3. Zapisuj, co jesz.
Jedz pięć posiłków dziennie, mniej więcej co 3 godziny. Staraj się nie podjadać między ustalonymi posiłkami. Notuj spożywane dania.

4. Oceniaj siebie.
Wystawiaj sobie tygodniowe oceny w dwóch kategoriach: żywienie i treningi
Codziennie możesz zdobyć 10 punktów, 1 posiłek to 2 punkty. Punkty ujemne możesz zdobyć za oszustwo (podjadanie między posiłkami, zjedzenie wysokokalorycznej babeczki itp.)
Podobnie z treningami - codziennie masz do zdobycia 10 punktów. Za niewykonany trening jest 0 punktów, za niecały 5, za cały 10.
Zbieranie punktów to dobry sposób na motywację, ponieważ chcesz wypaść jak najlepiej w swoim cotygodniowym rankingu :)

5. Zmierz się...
Wykonuj pomiary swojego ciała raz w miesiącu i zapisuj je. To wspaniała satysfakcja, kiedy widzisz jak z miesiąca na miesiąc centymetry idą w dół... Dla lepszego zobrazowania polecam też robić sobie zdjęcia, najlepiej w bieliźnie, tego samego dnia, w którym wykonywane są pomiary

6. Pij dużo wody!
Picie wody mineralnej ma wiele zalet, m.in. pomaga przy odchudzaniu i dobrze wpływa na wygląd naszej cery. Zaleca się pić minimum 1,5 l wody dziennie.
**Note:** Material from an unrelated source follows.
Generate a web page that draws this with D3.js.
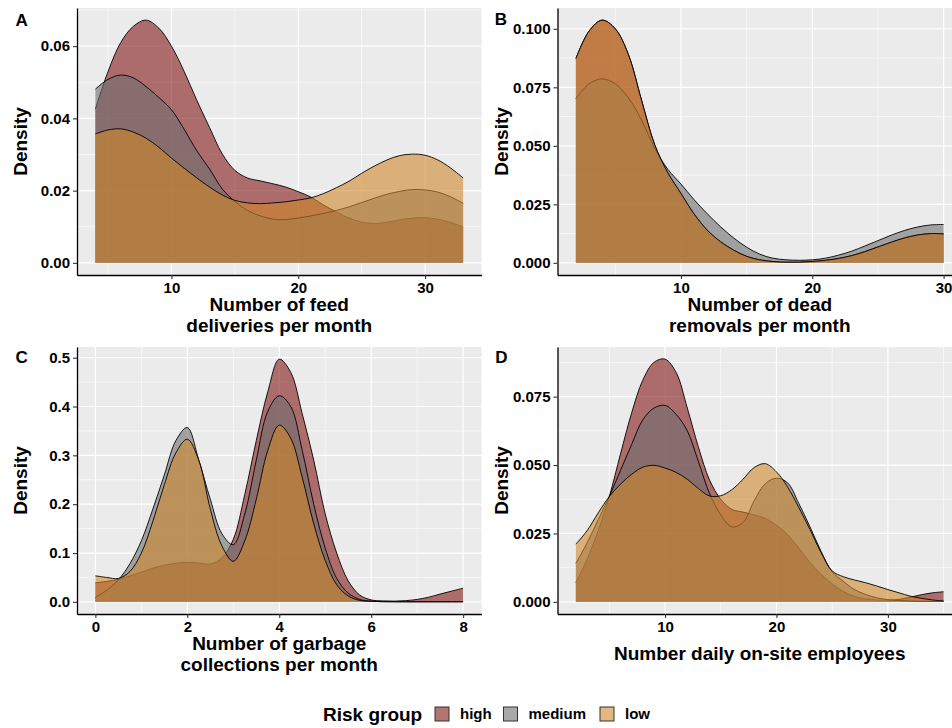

7. Zjedz przed treningiem i po nim
To ważne, ponieważ posiłek zapewnia siłę podczas treningu, przez co ten jest bardziej efektywny. Natomiast jedzenie po ćwiczeniach jest istotne, aby zamiast tłuszczu nie spalać naszych mięśni... Wtedy najlepiej zjeść coś białkowego, ja zwykle wybieram serek wiejski.

8. Nie traktuj ćwiczeń jako niemiłego obowiązku, ale jako przyjemny nawyk.
Podchodzenie do ćwiczeń z przymusu szybko zniechęca. Niech ćwiczenia sprawiają Tobie przyjemność, uśmiechaj się, urozmaicaj co jakiś czas swoje treningi. Pamiętaj, że trening jest świetnym sposobem na rozładowanie emocji, znudzenie, stres, smutek, a także poczucie samotności




Ćwiczenia stają się nawykiem. Ćwiczę od lutego i nie wyobrażam sobie teraz, abym miała z nich zrezygnować. Moje życie zmieniło się o 180 stopni i kocham to, jak teraz wygląda. Jestem z siebie dumna, lubię swój wygląd i cały czas go ulepszam, to mnie uszczęśliwia. Znalazłam szczęście w sobie, a pomogła mi w tym aktywność fizyczna.